Dataset extract:

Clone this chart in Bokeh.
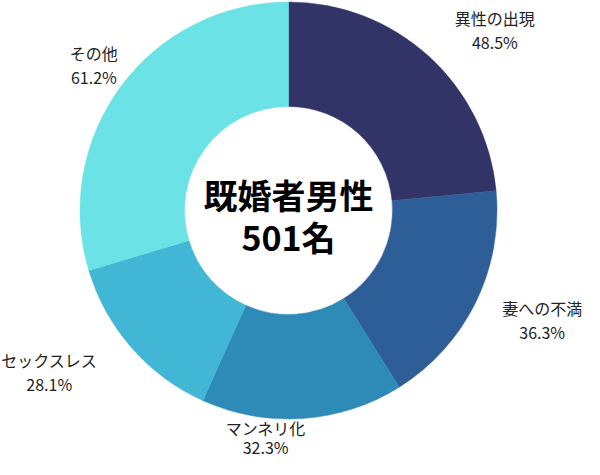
import math
from bokeh.plotting import figure
from bokeh.models import ColumnDataSource, Range1d
from bokeh.core.properties import value
from bokeh.embed import file_html
from bokeh.resources import INLINE

# ---- data ----
categories = ["異性の出現", "妻への不満", "マンネリ化", "セックスレス", "その他"]
values = [48.5, 36.3, 32.3, 28.1, 61.2]
pct_labels = ["48.5%", "36.3%", "32.3%", "28.1%", "61.2%"]
center_title = ["既婚者男性", "501名"]

# ---- style ----
colors = ["#323468", "#2E5E98", "#2E8BB8", "#42B7D5", "#6BE3E6"]
FONT = "Noto Sans CJK JP"
R_OUT = 208.5
R_IN = 104
LABEL_R = 265
# small layout nudges of the outside labels (pixels)
label_dx = [28, 16, -41, -40, 18]
label_dy = [-16, 8, 37.5, 13, -13]
half_gap = [12, 12, 9.75, 12, 12]

total = sum(values)
starts, ends, mids = [], [], []
cum = 0.0
for v in values:
    a0 = math.pi / 2 - cum / total * 2 * math.pi
    cum += v
    a1 = math.pi / 2 - cum / total * 2 * math.pi
    starts.append(a0)
    ends.append(a1)
    mids.append((a0 + a1) / 2)

src = ColumnDataSource(dict(start=starts, end=ends, color=colors))

p = figure(width=584, height=459, output_backend="svg", toolbar_location=None,
           x_axis_type=None, y_axis_type=None, min_border=0,
           x_range=Range1d(-288, 296), y_range=Range1d(-249, 210))
p.outline_line_color = None
p.background_fill_color = "white"
p.border_fill_color = "white"

p.annular_wedge(x=0, y=0, inner_radius=R_IN, outer_radius=R_OUT,
                start_angle="start", end_angle="end", direction="clock",
                fill_color="color", line_color="color", line_width=0.5, source=src)

lx = [LABEL_R * math.cos(m) + dx for m, dx in zip(mids, label_dx)]
ly = [LABEL_R * math.sin(m) + dy for m, dy in zip(mids, label_dy)]

p.text(x=lx, y=[y + g for y, g in zip(ly, half_gap)], text=categories,
       text_font=value(FONT), text_font_size="16px", text_color="#222222",
       text_align="center", text_baseline="middle")
p.text(x=lx, y=[y - g for y, g in zip(ly, half_gap)], text=pct_labels,
       text_font=value(FONT), text_font_size="16px", text_color="#222222",
       text_align="center", text_baseline="middle")

p.text(x=[0, 0], y=[16, -26], text=center_title, text_font=value(FONT),
       text_font_size="34px", text_font_style="bold", text_color="#000000",
       text_align="center", text_baseline="middle")

open("out.html", "w").write(file_html(p, INLINE))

Instruction:
Leave the images out and output the remaining material exactly as it stands.

Solved problem:
Clone this chart in Bokeh.
import math
from bokeh.plotting import figure
from bokeh.models import ColumnDataSource, Range1d
from bokeh.core.properties import value
from bokeh.embed import file_html
from bokeh.resources import INLINE

# ---- data ----
categories = ["異性の出現", "妻への不満", "マンネリ化", "セックスレス", "その他"]
values = [48.5, 36.3, 32.3, 28.1, 61.2]
pct_labels = ["48.5%", "36.3%", "32.3%", "28.1%", "61.2%"]
center_title = ["既婚者男性", "501名"]

# ---- style ----
colors = ["#323468", "#2E5E98", "#2E8BB8", "#42B7D5", "#6BE3E6"]
FONT = "Noto Sans CJK JP"
R_OUT = 208.5
R_IN = 104
LABEL_R = 265
# small layout nudges of the outside labels (pixels)
label_dx = [28, 16, -41, -40, 18]
label_dy = [-16, 8, 37.5, 13, -13]
half_gap = [12, 12, 9.75, 12, 12]

total = sum(values)
starts, ends, mids = [], [], []
cum = 0.0
for v in values:
    a0 = math.pi / 2 - cum / total * 2 * math.pi
    cum += v
    a1 = math.pi / 2 - cum / total * 2 * math.pi
    starts.append(a0)
    ends.append(a1)
    mids.append((a0 + a1) / 2)

src = ColumnDataSource(dict(start=starts, end=ends, color=colors))

p = figure(width=584, height=459, output_backend="svg", toolbar_location=None,
           x_axis_type=None, y_axis_type=None, min_border=0,
           x_range=Range1d(-288, 296), y_range=Range1d(-249, 210))
p.outline_line_color = None
p.background_fill_color = "white"
p.border_fill_color = "white"

p.annular_wedge(x=0, y=0, inner_radius=R_IN, outer_radius=R_OUT,
                start_angle="start", end_angle="end", direction="clock",
                fill_color="color", line_color="color", line_width=0.5, source=src)

lx = [LABEL_R * math.cos(m) + dx for m, dx in zip(mids, label_dx)]
ly = [LABEL_R * math.sin(m) + dy for m, dy in zip(mids, label_dy)]

p.text(x=lx, y=[y + g for y, g in zip(ly, half_gap)], text=categories,
       text_font=value(FONT), text_font_size="16px", text_color="#222222",
       text_align="center", text_baseline="middle")
p.text(x=lx, y=[y - g for y, g in zip(ly, half_gap)], text=pct_labels,
       text_font=value(FONT), text_font_size="16px", text_color="#222222",
       text_align="center", text_baseline="middle")

p.text(x=[0, 0], y=[16, -26], text=center_title, text_font=value(FONT),
       text_font_size="34px", text_font_style="bold", text_color="#000000",
       text_align="center", text_baseline="middle")

open("out.html", "w").write(file_html(p, INLINE))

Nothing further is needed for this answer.